Google Glass
Due to its front-facing camera, Google Glass use has been deemed 'inappropriate' by the US cinema chain AMC. IBTimes UK

American cinema chain AMC has deemed wearing Google Glass while watching its films as inappropriate behavior, following an incident which saw a Glass wearer removed from a screening and questioned by law enforcement officers.

The unnamed Glass wearer, who bought the head-warn gadget from Google for $1,500 (£908) and paid a further $600 to have his prescription lenses attached to it, caused a stir after recounting his experience, which saw him and his wife removed from a film under suspicion of illegally recording it.

Google Glass features a heads-up display which projects information into the user's right eye; the gadget, which is still a prototype and not on sale to the general public, also has a front-facing camera for taking photos and recording video.

Telling his story of how police and officers from Homeland Security's Immigration & Customs Enforcement (Ice) unit removed him for the screening of Jack Ryan: Shadow Recruit, the man told The Gadgeteer: "A guy comes near my seat, shoves a badge that had some sort of a shield on it, yanks the Google Glass off my face and says 'Follow me outside immediately'."

The man claims he was then questioned for around 3.5 hours until 11:30pm on 18 January before being released, reunited with his wife, and offered four free tickets to see the film again - an offer he said "infuriated" him.

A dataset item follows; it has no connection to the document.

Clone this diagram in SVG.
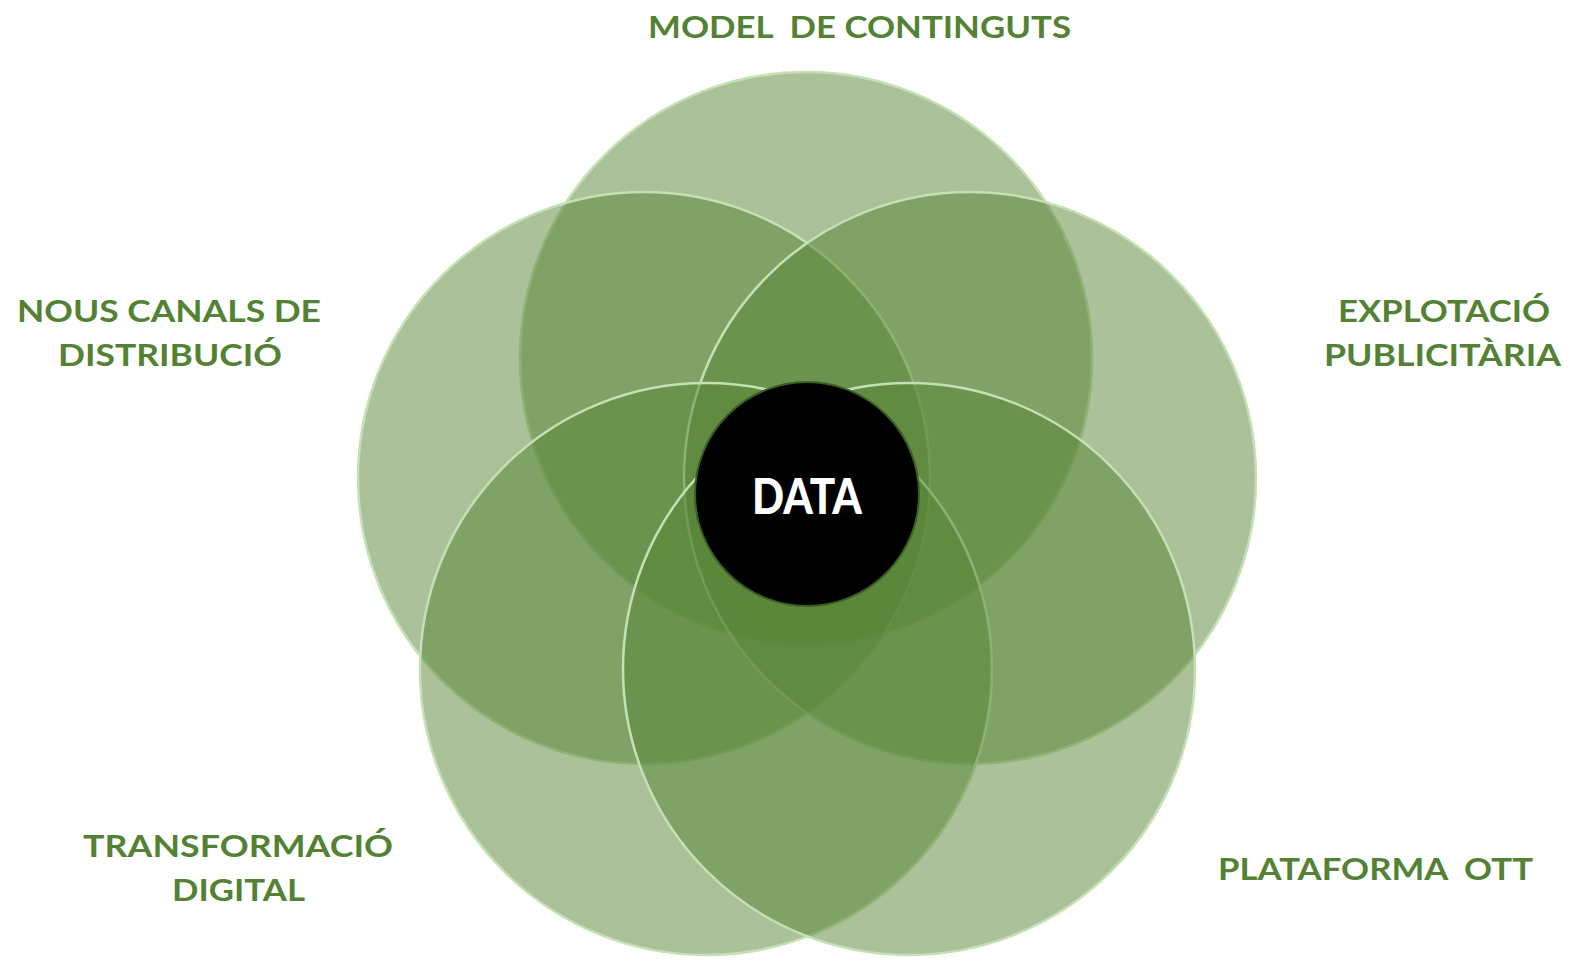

Wearing a device that has the capability to record video is not appropriate at the movie theatre
- AMC cinema

Voluntarily interviewed

In the wake of his story appearing online, and being picked up by news sites around the world, AMC said: "Movie theft is something we take very seriously, and our theatre managers contact the Motion Picture Association of America anytime it's suspected that someone may be illegally recording content on screen.

"While we're huge fans of technology and innovation, wearing a device that has the capability to record video is not appropriate at the movie theatre."

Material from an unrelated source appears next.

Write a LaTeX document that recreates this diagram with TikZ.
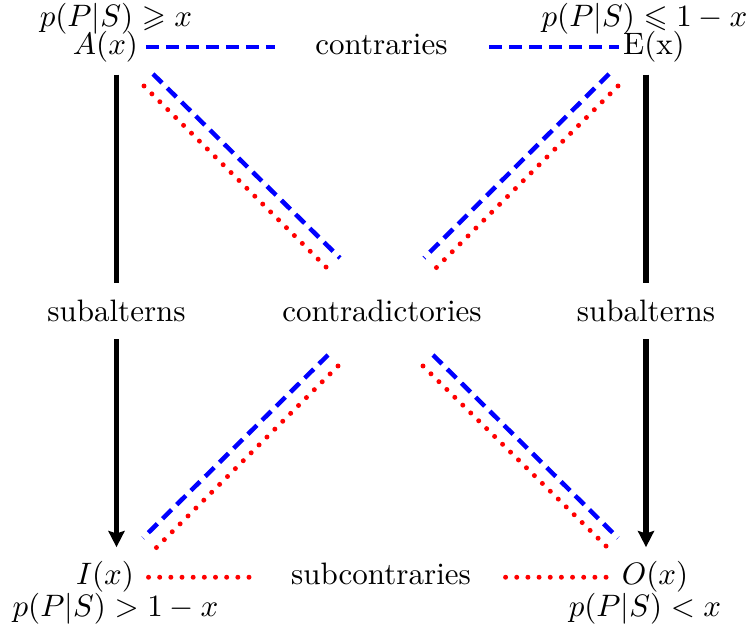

The man was not arrested or charged, and was instead told he was being "voluntarily interviewed".

Suspected recording device

Initial reports that he was questioned by FBI agents turned out to be false, when Ice division spokesperson Khaalid Walls confirmed to The Columbus Dispatch: "On Jan. 18, special agents with Ice's Homeland Security Investigations and local authorities briefly interviewed a man suspected of using an electronic recording device to record a film at an AMC theater in Columbus.

"The man, who voluntarily answered questions, confirmed to authorities that the suspected recording device was also a pair of prescription eye glasses in which the recording function has been inactive. No further action was taken."

Interest, excitement and controversy

Since Google Glass was offered as a $1,500 prototype to a limited number of developers, or 'Explorers' last year the device has caused as much interest and excitement as it has controversy.

Amid privacy fears stemming from its camera, the device had already been banned from select cafes, casinos and cinemas before the AMC incident took place.

The law is also unclear on its acceptance of Glass use while driving. While developers believe a head-up display offering current speed, notifications and driving directions would be better than looking at a screen in the dashboard, road safety campaigners want the device outlawed.

A spokesperson for UK-based road safety pressure group Brake told IBTimes UK last year that driving with Glass presents "a major distraction and crash hazard."